Mixed (fixed for the first 2–5 years, then variable) has been the most common choice since late 2024 and is the sensible default. Pure variable is cheapest today but exposes you to Euribor rises. Pure fixed costs more but locks your payment — valuable for non-residents earning in another currency. If unsure, mixed; you can usually refinance later.
TAN (Taxa Anual Nominal) is the headline interest rate. TAEG (Taxa Anual de Encargos Efetiva Global) is the legally-required all-in annual cost — it includes the mandatory life insurance, property insurance and bank fees. TAEG is always higher than TAN and is the number to compare offers on. A lower TAN with expensive bundled insurance can be the more expensive loan.
Yes, typically 0.3–0.7% above the resident rate. It reflects the bank's risk pricing for a borrower who lives and earns abroad, not a fixed surcharge. The premium narrows for EU citizens and for borrowers with strong, easily-verified income. A broker comparing the full lender panel is how you minimise it.

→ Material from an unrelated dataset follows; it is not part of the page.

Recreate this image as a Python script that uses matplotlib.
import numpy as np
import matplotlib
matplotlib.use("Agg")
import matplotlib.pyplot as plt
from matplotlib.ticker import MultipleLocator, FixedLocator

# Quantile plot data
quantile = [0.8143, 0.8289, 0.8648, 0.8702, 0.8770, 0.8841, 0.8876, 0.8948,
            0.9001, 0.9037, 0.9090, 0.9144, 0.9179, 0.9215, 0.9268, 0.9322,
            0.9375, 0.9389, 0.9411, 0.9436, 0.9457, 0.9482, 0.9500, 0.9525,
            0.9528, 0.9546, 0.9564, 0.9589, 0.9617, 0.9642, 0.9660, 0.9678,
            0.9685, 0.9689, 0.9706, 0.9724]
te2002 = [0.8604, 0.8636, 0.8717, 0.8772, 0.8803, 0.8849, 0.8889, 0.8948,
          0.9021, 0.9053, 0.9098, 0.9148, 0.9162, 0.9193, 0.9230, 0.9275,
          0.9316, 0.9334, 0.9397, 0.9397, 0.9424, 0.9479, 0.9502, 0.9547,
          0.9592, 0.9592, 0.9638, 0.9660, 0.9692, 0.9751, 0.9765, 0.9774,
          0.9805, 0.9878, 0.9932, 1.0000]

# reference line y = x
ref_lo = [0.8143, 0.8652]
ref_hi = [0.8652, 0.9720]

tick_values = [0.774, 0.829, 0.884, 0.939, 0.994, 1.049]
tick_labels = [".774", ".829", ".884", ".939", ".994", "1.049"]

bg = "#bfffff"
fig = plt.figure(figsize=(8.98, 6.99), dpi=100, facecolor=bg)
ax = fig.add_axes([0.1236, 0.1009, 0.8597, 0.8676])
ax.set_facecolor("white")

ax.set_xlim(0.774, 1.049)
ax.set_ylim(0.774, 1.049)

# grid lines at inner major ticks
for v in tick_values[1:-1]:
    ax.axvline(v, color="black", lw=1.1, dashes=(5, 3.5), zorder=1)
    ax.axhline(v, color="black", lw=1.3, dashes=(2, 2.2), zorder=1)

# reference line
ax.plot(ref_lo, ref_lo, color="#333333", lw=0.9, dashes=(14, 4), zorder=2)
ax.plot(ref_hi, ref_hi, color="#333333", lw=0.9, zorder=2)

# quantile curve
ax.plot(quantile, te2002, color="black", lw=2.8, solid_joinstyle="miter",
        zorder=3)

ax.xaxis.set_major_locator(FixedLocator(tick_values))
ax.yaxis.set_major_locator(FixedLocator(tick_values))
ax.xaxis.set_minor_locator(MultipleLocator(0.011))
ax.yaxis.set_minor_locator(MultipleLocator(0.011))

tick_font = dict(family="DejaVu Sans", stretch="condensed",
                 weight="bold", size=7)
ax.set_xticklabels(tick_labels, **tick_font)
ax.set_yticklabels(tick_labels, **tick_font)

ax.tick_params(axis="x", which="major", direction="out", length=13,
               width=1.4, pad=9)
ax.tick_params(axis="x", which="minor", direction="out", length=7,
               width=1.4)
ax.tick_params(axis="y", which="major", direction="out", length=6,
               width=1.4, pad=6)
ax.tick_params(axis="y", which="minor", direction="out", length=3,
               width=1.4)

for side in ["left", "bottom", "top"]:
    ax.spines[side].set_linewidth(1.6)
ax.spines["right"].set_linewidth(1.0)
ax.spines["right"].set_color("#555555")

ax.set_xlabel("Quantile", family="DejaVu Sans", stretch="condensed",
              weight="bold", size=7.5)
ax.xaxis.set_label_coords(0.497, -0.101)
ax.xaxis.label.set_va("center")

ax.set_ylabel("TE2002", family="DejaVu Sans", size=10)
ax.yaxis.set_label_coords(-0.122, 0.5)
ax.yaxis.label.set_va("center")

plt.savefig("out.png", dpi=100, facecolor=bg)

You can negotiate the spread — the bank's fixed margin — which is the only negotiable component (Euribor is set by the market). A stronger income profile, lower LTV and a competing offer all help. Be careful with 'bonificações': the advertised low spread is usually conditional on buying the bank's insurance and other products. Know the unbonified spread before you accept.
Euribor fell sharply from its 2023 peak and has settled in the mid-2% range through 2025–2026, but it moves continuously with ECB policy and no one can promise a direction. That uncertainty is exactly why the mixed-rate structure — fixed first, variable later — has become the default choice. Don't buy on a forecast; choose a structure whose worst case you can afford.